Supplied records:
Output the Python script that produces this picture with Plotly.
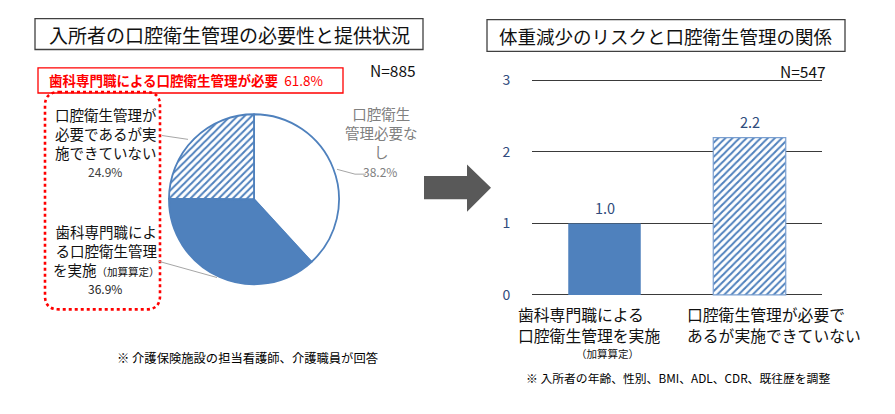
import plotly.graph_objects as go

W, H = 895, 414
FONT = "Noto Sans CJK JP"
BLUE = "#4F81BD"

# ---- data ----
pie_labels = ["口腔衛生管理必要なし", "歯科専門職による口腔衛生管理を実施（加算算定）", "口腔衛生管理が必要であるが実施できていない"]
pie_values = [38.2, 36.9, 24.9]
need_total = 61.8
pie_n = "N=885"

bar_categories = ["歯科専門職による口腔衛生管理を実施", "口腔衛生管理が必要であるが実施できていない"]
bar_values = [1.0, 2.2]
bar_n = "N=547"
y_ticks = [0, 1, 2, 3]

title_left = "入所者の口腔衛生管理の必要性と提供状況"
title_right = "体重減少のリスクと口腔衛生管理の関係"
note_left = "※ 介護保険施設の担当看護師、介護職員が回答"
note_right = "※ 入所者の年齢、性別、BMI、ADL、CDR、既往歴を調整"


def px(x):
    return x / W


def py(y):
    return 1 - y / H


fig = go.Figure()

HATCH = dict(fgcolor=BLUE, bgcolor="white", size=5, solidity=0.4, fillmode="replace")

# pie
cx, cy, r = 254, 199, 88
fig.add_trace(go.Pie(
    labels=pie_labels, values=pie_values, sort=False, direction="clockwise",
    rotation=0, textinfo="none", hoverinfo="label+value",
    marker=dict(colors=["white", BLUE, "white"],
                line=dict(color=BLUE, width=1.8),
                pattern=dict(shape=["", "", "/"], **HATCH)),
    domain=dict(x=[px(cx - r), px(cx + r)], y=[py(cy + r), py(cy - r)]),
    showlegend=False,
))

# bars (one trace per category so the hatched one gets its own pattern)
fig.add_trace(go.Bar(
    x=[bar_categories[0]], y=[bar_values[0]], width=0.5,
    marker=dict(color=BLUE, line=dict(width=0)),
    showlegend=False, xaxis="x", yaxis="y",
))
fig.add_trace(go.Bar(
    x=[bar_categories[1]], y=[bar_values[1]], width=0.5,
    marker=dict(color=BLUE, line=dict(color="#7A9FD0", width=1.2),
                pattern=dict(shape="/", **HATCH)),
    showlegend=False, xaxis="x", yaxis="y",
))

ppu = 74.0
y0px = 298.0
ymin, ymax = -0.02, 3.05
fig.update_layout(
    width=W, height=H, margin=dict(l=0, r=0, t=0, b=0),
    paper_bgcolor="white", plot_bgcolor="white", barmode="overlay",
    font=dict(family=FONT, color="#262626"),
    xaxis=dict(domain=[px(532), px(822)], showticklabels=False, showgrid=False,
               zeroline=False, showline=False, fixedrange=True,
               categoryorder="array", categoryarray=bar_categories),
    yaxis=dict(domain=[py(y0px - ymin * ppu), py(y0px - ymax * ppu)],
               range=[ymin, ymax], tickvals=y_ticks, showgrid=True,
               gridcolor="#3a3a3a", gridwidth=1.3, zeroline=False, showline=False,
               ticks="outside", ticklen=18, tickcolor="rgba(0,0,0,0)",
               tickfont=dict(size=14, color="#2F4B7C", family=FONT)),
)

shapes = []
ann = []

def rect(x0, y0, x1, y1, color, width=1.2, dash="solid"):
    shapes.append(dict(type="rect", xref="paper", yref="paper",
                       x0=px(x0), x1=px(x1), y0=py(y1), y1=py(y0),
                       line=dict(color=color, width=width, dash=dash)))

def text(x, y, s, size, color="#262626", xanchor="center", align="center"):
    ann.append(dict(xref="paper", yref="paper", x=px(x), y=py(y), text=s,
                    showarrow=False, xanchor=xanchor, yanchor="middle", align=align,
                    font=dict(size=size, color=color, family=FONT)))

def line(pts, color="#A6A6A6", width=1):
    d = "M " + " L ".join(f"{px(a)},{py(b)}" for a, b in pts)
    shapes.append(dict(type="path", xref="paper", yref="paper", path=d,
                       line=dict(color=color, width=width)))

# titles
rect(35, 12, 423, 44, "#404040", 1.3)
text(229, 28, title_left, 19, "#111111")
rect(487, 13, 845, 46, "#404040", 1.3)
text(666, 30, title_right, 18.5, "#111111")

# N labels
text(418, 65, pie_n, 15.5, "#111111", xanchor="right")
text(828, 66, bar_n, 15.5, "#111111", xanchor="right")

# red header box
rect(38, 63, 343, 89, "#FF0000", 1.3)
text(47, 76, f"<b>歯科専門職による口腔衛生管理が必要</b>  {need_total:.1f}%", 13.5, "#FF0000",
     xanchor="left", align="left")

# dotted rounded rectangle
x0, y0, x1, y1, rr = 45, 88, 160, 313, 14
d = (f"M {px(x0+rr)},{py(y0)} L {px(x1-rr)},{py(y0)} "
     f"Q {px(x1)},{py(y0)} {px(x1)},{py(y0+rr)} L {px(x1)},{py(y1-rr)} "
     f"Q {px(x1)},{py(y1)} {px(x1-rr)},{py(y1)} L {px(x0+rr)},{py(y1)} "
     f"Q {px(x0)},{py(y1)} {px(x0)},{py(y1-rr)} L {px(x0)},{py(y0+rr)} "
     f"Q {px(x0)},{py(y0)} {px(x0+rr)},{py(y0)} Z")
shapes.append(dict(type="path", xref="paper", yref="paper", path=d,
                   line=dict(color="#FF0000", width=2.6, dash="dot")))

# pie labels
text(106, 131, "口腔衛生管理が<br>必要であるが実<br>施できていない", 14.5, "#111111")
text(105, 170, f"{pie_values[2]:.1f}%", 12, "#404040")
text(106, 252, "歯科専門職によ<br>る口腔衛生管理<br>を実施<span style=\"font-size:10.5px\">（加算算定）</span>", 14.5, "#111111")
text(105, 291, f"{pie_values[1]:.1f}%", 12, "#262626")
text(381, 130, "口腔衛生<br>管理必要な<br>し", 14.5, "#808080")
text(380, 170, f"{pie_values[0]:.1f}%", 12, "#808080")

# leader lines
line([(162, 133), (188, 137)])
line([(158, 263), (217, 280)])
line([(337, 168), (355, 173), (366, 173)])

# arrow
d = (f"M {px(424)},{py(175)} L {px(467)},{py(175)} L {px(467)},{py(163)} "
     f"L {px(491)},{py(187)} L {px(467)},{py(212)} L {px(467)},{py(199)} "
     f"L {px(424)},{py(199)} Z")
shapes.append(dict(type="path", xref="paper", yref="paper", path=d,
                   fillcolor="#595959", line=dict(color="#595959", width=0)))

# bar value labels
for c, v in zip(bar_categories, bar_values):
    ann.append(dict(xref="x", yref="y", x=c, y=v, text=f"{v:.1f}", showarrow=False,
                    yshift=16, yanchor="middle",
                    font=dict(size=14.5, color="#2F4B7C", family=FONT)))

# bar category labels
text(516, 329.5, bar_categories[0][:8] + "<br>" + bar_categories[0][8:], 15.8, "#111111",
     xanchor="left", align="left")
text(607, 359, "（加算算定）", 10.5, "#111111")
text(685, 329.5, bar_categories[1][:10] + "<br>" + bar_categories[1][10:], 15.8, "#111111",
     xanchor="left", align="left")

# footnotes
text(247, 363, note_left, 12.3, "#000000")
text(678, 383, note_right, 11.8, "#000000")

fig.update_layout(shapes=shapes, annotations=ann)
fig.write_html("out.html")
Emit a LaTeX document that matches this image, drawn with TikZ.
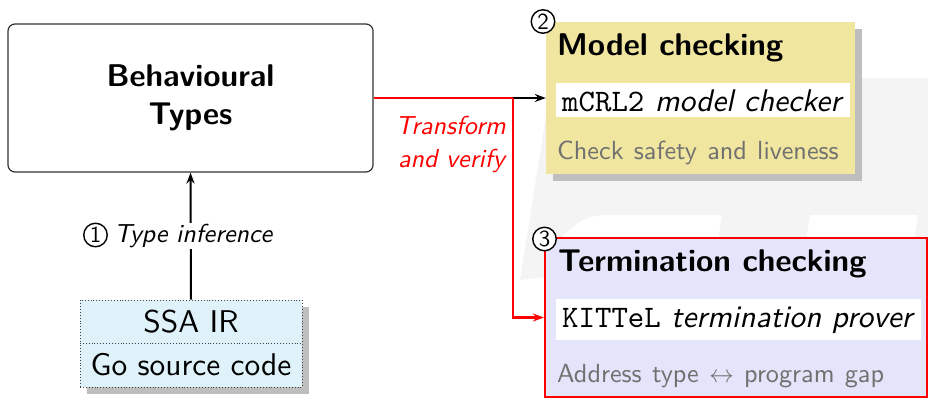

Task to carry out:
Leave out the pictures and print each record exactly as it stands.

Solution to the exercise:
Output the Python script that produces this picture with Plotly.
import plotly.graph_objects as go

W, H = 895, 414
FONT = "Noto Sans CJK JP"
BLUE = "#4F81BD"

# ---- data ----
pie_labels = ["口腔衛生管理必要なし", "歯科専門職による口腔衛生管理を実施（加算算定）", "口腔衛生管理が必要であるが実施できていない"]
pie_values = [38.2, 36.9, 24.9]
need_total = 61.8
pie_n = "N=885"

bar_categories = ["歯科専門職による口腔衛生管理を実施", "口腔衛生管理が必要であるが実施できていない"]
bar_values = [1.0, 2.2]
bar_n = "N=547"
y_ticks = [0, 1, 2, 3]

title_left = "入所者の口腔衛生管理の必要性と提供状況"
title_right = "体重減少のリスクと口腔衛生管理の関係"
note_left = "※ 介護保険施設の担当看護師、介護職員が回答"
note_right = "※ 入所者の年齢、性別、BMI、ADL、CDR、既往歴を調整"


def px(x):
    return x / W


def py(y):
    return 1 - y / H


fig = go.Figure()

HATCH = dict(fgcolor=BLUE, bgcolor="white", size=5, solidity=0.4, fillmode="replace")

# pie
cx, cy, r = 254, 199, 88
fig.add_trace(go.Pie(
    labels=pie_labels, values=pie_values, sort=False, direction="clockwise",
    rotation=0, textinfo="none", hoverinfo="label+value",
    marker=dict(colors=["white", BLUE, "white"],
                line=dict(color=BLUE, width=1.8),
                pattern=dict(shape=["", "", "/"], **HATCH)),
    domain=dict(x=[px(cx - r), px(cx + r)], y=[py(cy + r), py(cy - r)]),
    showlegend=False,
))

# bars (one trace per category so the hatched one gets its own pattern)
fig.add_trace(go.Bar(
    x=[bar_categories[0]], y=[bar_values[0]], width=0.5,
    marker=dict(color=BLUE, line=dict(width=0)),
    showlegend=False, xaxis="x", yaxis="y",
))
fig.add_trace(go.Bar(
    x=[bar_categories[1]], y=[bar_values[1]], width=0.5,
    marker=dict(color=BLUE, line=dict(color="#7A9FD0", width=1.2),
                pattern=dict(shape="/", **HATCH)),
    showlegend=False, xaxis="x", yaxis="y",
))

ppu = 74.0
y0px = 298.0
ymin, ymax = -0.02, 3.05
fig.update_layout(
    width=W, height=H, margin=dict(l=0, r=0, t=0, b=0),
    paper_bgcolor="white", plot_bgcolor="white", barmode="overlay",
    font=dict(family=FONT, color="#262626"),
    xaxis=dict(domain=[px(532), px(822)], showticklabels=False, showgrid=False,
               zeroline=False, showline=False, fixedrange=True,
               categoryorder="array", categoryarray=bar_categories),
    yaxis=dict(domain=[py(y0px - ymin * ppu), py(y0px - ymax * ppu)],
               range=[ymin, ymax], tickvals=y_ticks, showgrid=True,
               gridcolor="#3a3a3a", gridwidth=1.3, zeroline=False, showline=False,
               ticks="outside", ticklen=18, tickcolor="rgba(0,0,0,0)",
               tickfont=dict(size=14, color="#2F4B7C", family=FONT)),
)

shapes = []
ann = []

def rect(x0, y0, x1, y1, color, width=1.2, dash="solid"):
    shapes.append(dict(type="rect", xref="paper", yref="paper",
                       x0=px(x0), x1=px(x1), y0=py(y1), y1=py(y0),
                       line=dict(color=color, width=width, dash=dash)))

def text(x, y, s, size, color="#262626", xanchor="center", align="center"):
    ann.append(dict(xref="paper", yref="paper", x=px(x), y=py(y), text=s,
                    showarrow=False, xanchor=xanchor, yanchor="middle", align=align,
                    font=dict(size=size, color=color, family=FONT)))

def line(pts, color="#A6A6A6", width=1):
    d = "M " + " L ".join(f"{px(a)},{py(b)}" for a, b in pts)
    shapes.append(dict(type="path", xref="paper", yref="paper", path=d,
                       line=dict(color=color, width=width)))

# titles
rect(35, 12, 423, 44, "#404040", 1.3)
text(229, 28, title_left, 19, "#111111")
rect(487, 13, 845, 46, "#404040", 1.3)
text(666, 30, title_right, 18.5, "#111111")

# N labels
text(418, 65, pie_n, 15.5, "#111111", xanchor="right")
text(828, 66, bar_n, 15.5, "#111111", xanchor="right")

# red header box
rect(38, 63, 343, 89, "#FF0000", 1.3)
text(47, 76, f"<b>歯科専門職による口腔衛生管理が必要</b>  {need_total:.1f}%", 13.5, "#FF0000",
     xanchor="left", align="left")

# dotted rounded rectangle
x0, y0, x1, y1, rr = 45, 88, 160, 313, 14
d = (f"M {px(x0+rr)},{py(y0)} L {px(x1-rr)},{py(y0)} "
     f"Q {px(x1)},{py(y0)} {px(x1)},{py(y0+rr)} L {px(x1)},{py(y1-rr)} "
     f"Q {px(x1)},{py(y1)} {px(x1-rr)},{py(y1)} L {px(x0+rr)},{py(y1)} "
     f"Q {px(x0)},{py(y1)} {px(x0)},{py(y1-rr)} L {px(x0)},{py(y0+rr)} "
     f"Q {px(x0)},{py(y0)} {px(x0+rr)},{py(y0)} Z")
shapes.append(dict(type="path", xref="paper", yref="paper", path=d,
                   line=dict(color="#FF0000", width=2.6, dash="dot")))

# pie labels
text(106, 131, "口腔衛生管理が<br>必要であるが実<br>施できていない", 14.5, "#111111")
text(105, 170, f"{pie_values[2]:.1f}%", 12, "#404040")
text(106, 252, "歯科専門職によ<br>る口腔衛生管理<br>を実施<span style=\"font-size:10.5px\">（加算算定）</span>", 14.5, "#111111")
text(105, 291, f"{pie_values[1]:.1f}%", 12, "#262626")
text(381, 130, "口腔衛生<br>管理必要な<br>し", 14.5, "#808080")
text(380, 170, f"{pie_values[0]:.1f}%", 12, "#808080")

# leader lines
line([(162, 133), (188, 137)])
line([(158, 263), (217, 280)])
line([(337, 168), (355, 173), (366, 173)])

# arrow
d = (f"M {px(424)},{py(175)} L {px(467)},{py(175)} L {px(467)},{py(163)} "
     f"L {px(491)},{py(187)} L {px(467)},{py(212)} L {px(467)},{py(199)} "
     f"L {px(424)},{py(199)} Z")
shapes.append(dict(type="path", xref="paper", yref="paper", path=d,
                   fillcolor="#595959", line=dict(color="#595959", width=0)))

# bar value labels
for c, v in zip(bar_categories, bar_values):
    ann.append(dict(xref="x", yref="y", x=c, y=v, text=f"{v:.1f}", showarrow=False,
                    yshift=16, yanchor="middle",
                    font=dict(size=14.5, color="#2F4B7C", family=FONT)))

# bar category labels
text(516, 329.5, bar_categories[0][:8] + "<br>" + bar_categories[0][8:], 15.8, "#111111",
     xanchor="left", align="left")
text(607, 359, "（加算算定）", 10.5, "#111111")
text(685, 329.5, bar_categories[1][:10] + "<br>" + bar_categories[1][10:], 15.8, "#111111",
     xanchor="left", align="left")

# footnotes
text(247, 363, note_left, 12.3, "#000000")
text(678, 383, note_right, 11.8, "#000000")

fig.update_layout(shapes=shapes, annotations=ann)
fig.write_html("out.html")
Emit a LaTeX document that matches this image, drawn with TikZ.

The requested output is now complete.